*Stated goal*. Write out exactly, please, every line from the beginning of the entries to the line holding "(title) at (92,9)", and no pictures.

*Material for this task*.
***

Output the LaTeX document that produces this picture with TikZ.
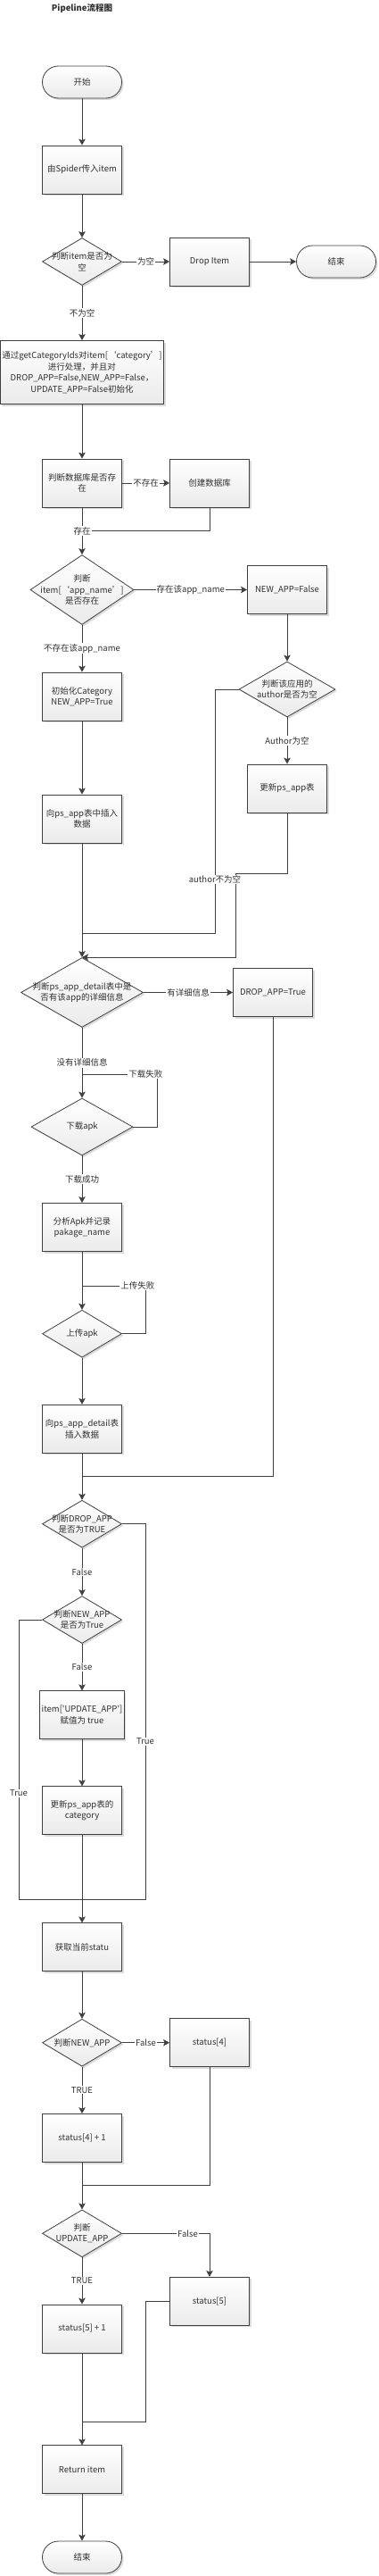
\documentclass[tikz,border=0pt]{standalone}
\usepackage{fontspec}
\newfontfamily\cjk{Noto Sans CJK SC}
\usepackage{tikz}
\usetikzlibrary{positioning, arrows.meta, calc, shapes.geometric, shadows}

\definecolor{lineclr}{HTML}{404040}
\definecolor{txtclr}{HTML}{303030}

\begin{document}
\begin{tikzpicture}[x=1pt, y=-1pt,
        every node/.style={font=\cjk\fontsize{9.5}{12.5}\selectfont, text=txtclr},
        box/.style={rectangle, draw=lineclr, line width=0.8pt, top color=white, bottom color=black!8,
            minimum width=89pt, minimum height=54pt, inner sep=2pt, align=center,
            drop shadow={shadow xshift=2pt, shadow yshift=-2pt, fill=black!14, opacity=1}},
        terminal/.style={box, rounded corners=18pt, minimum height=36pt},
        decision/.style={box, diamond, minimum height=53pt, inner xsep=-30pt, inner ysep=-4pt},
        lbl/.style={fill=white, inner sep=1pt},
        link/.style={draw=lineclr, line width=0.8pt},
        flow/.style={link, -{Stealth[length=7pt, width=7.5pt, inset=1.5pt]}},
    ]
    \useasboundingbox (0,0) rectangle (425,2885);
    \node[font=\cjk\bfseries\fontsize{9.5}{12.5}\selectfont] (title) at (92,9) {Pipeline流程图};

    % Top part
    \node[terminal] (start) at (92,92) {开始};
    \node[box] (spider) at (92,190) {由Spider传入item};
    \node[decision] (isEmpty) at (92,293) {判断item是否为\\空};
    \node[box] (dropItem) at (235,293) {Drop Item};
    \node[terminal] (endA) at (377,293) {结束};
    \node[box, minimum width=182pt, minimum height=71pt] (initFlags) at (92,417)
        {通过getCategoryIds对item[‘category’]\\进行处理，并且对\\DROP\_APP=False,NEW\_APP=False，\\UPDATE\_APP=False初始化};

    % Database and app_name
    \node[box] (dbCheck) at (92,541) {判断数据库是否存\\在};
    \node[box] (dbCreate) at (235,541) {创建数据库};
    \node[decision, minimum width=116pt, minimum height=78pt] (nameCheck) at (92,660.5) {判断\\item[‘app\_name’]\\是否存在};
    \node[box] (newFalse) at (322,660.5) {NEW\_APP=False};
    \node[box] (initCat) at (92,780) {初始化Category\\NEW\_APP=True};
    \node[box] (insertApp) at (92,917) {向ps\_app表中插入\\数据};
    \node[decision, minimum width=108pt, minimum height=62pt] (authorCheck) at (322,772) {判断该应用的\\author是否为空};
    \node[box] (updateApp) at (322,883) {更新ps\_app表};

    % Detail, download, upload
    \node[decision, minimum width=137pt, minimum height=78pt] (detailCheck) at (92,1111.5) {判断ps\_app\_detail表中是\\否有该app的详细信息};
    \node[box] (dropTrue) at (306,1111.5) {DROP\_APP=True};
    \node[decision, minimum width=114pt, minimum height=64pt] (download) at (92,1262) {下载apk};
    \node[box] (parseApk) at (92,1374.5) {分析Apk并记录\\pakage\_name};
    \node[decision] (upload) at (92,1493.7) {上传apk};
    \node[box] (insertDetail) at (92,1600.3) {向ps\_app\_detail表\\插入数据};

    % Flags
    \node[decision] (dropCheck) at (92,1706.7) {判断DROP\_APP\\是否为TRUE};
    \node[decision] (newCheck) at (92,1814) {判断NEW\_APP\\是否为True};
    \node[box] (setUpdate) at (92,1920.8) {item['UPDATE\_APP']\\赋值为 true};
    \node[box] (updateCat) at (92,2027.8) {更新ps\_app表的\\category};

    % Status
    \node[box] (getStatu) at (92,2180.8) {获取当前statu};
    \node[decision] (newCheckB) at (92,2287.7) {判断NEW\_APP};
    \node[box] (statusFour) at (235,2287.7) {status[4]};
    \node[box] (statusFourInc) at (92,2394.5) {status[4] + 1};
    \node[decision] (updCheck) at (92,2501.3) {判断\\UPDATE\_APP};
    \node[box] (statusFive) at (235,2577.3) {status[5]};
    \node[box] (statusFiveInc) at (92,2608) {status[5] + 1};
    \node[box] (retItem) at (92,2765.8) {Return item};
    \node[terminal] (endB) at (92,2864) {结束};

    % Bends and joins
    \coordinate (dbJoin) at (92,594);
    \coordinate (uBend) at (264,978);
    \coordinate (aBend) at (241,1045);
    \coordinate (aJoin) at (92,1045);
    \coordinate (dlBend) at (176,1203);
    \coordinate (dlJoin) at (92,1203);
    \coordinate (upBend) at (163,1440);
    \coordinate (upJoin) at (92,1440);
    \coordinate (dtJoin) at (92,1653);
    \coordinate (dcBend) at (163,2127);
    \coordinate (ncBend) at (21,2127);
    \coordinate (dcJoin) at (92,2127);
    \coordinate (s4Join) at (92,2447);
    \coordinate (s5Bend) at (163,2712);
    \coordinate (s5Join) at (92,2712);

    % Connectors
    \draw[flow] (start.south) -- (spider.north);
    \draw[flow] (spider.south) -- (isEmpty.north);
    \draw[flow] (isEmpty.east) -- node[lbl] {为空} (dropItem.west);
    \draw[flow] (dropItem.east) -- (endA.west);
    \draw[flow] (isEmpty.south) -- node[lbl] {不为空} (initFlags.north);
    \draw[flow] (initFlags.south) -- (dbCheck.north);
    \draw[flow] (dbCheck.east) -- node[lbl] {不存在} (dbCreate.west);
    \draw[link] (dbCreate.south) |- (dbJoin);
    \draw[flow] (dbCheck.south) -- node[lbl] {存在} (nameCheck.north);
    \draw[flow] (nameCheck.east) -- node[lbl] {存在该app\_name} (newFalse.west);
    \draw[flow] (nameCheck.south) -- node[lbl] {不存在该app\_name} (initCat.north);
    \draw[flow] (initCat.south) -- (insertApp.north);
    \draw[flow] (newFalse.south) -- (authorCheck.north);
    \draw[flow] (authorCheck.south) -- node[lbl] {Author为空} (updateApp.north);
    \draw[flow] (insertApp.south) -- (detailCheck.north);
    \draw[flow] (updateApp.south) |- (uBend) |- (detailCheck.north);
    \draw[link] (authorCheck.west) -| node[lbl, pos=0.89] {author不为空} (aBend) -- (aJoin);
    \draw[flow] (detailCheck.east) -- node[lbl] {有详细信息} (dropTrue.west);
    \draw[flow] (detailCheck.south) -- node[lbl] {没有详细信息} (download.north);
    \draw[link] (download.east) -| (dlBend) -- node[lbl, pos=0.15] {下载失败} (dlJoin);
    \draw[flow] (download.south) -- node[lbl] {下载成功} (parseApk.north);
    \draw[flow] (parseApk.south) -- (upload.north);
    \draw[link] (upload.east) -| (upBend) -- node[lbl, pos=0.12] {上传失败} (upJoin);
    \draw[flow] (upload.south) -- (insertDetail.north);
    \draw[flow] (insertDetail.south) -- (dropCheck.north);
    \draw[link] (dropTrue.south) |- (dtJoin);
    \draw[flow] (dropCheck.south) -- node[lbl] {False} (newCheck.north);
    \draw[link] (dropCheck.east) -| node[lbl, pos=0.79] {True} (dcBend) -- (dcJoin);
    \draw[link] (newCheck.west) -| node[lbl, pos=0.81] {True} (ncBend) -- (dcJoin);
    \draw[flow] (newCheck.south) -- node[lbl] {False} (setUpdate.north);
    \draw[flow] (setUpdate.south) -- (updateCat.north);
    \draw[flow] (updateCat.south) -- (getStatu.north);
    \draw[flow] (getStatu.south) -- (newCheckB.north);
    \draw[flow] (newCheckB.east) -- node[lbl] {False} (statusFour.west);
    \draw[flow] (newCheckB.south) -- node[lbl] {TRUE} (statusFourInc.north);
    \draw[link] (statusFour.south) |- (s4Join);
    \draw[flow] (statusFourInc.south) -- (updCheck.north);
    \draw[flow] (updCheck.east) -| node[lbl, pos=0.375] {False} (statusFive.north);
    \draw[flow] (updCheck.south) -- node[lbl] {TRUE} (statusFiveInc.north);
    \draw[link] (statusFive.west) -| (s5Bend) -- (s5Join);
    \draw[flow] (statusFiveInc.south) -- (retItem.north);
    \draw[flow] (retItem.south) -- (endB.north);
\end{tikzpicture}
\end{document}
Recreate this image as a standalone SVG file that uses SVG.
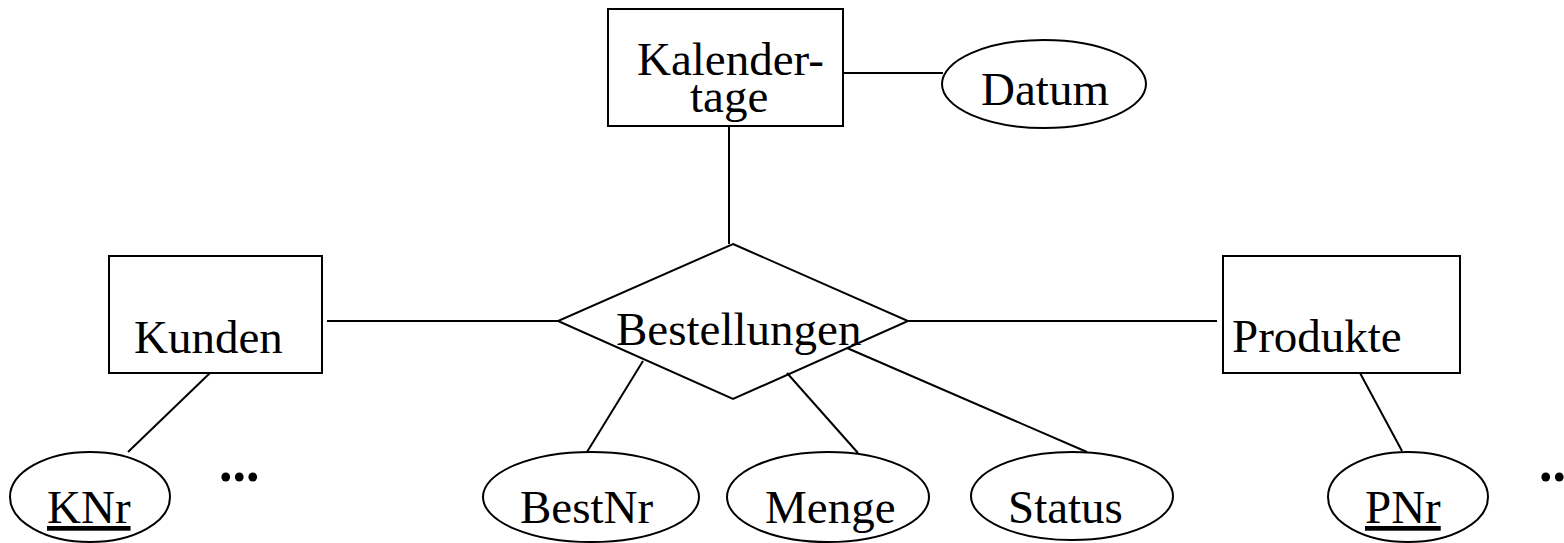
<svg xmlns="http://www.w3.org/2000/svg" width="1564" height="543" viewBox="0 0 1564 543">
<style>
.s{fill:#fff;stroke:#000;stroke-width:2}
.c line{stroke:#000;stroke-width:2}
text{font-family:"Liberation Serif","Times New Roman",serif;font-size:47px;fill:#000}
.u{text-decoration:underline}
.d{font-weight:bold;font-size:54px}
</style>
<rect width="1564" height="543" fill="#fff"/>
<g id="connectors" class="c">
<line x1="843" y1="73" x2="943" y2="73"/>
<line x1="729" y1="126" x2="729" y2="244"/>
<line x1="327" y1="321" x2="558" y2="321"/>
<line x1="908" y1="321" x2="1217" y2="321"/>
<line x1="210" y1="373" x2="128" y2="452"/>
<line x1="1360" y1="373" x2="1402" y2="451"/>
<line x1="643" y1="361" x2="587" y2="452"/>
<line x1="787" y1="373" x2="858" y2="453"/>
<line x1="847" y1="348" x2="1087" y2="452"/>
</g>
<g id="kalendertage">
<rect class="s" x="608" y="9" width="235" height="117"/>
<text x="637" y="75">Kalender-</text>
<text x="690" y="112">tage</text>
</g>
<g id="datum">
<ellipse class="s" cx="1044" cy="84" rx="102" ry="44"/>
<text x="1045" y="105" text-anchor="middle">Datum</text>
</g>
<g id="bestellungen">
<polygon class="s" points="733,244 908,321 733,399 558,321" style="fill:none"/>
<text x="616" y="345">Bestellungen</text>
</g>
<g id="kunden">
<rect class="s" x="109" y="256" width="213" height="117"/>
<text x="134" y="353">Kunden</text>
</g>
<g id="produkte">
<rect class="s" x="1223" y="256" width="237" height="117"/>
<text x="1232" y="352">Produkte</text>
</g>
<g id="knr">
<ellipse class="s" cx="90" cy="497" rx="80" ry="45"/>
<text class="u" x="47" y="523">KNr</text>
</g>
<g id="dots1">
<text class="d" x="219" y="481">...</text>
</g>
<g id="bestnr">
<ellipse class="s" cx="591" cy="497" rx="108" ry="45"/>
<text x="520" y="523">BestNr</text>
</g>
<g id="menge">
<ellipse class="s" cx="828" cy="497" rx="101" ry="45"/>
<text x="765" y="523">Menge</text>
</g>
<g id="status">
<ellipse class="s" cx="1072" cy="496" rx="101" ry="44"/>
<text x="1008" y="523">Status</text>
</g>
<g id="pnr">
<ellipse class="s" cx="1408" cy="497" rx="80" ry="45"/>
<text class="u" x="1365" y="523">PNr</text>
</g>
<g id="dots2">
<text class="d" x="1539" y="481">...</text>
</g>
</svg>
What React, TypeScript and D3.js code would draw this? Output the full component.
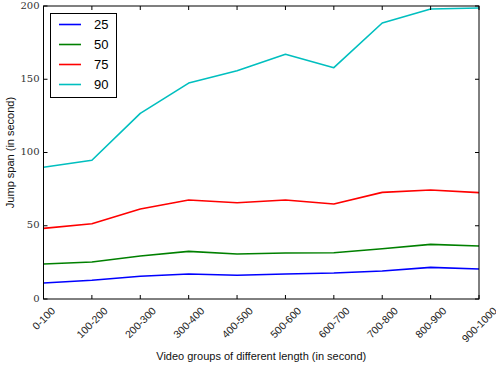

***

*Finished task*.
Output the LaTeX document that produces this picture with TikZ.
\documentclass[tikz,border=0pt]{standalone}
\usepackage{fontspec}
\newfontfamily\cjk{Noto Sans CJK SC}
\usepackage{tikz}
\usetikzlibrary{positioning, arrows.meta, calc, shapes.geometric, shadows}

\definecolor{lineclr}{HTML}{404040}
\definecolor{txtclr}{HTML}{303030}

\begin{document}
\begin{tikzpicture}[x=1pt, y=-1pt,
        every node/.style={font=\cjk\fontsize{9.5}{12.5}\selectfont, text=txtclr},
        box/.style={rectangle, draw=lineclr, line width=0.8pt, top color=white, bottom color=black!8,
            minimum width=89pt, minimum height=54pt, inner sep=2pt, align=center,
            drop shadow={shadow xshift=2pt, shadow yshift=-2pt, fill=black!14, opacity=1}},
        terminal/.style={box, rounded corners=18pt, minimum height=36pt},
        decision/.style={box, diamond, minimum height=53pt, inner xsep=-30pt, inner ysep=-4pt},
        lbl/.style={fill=white, inner sep=1pt},
        link/.style={draw=lineclr, line width=0.8pt},
        flow/.style={link, -{Stealth[length=7pt, width=7.5pt, inset=1.5pt]}},
    ]
    \useasboundingbox (0,0) rectangle (425,2885);
    \node[font=\cjk\bfseries\fontsize{9.5}{12.5}\selectfont] (title) at (92,9) {Pipeline流程图};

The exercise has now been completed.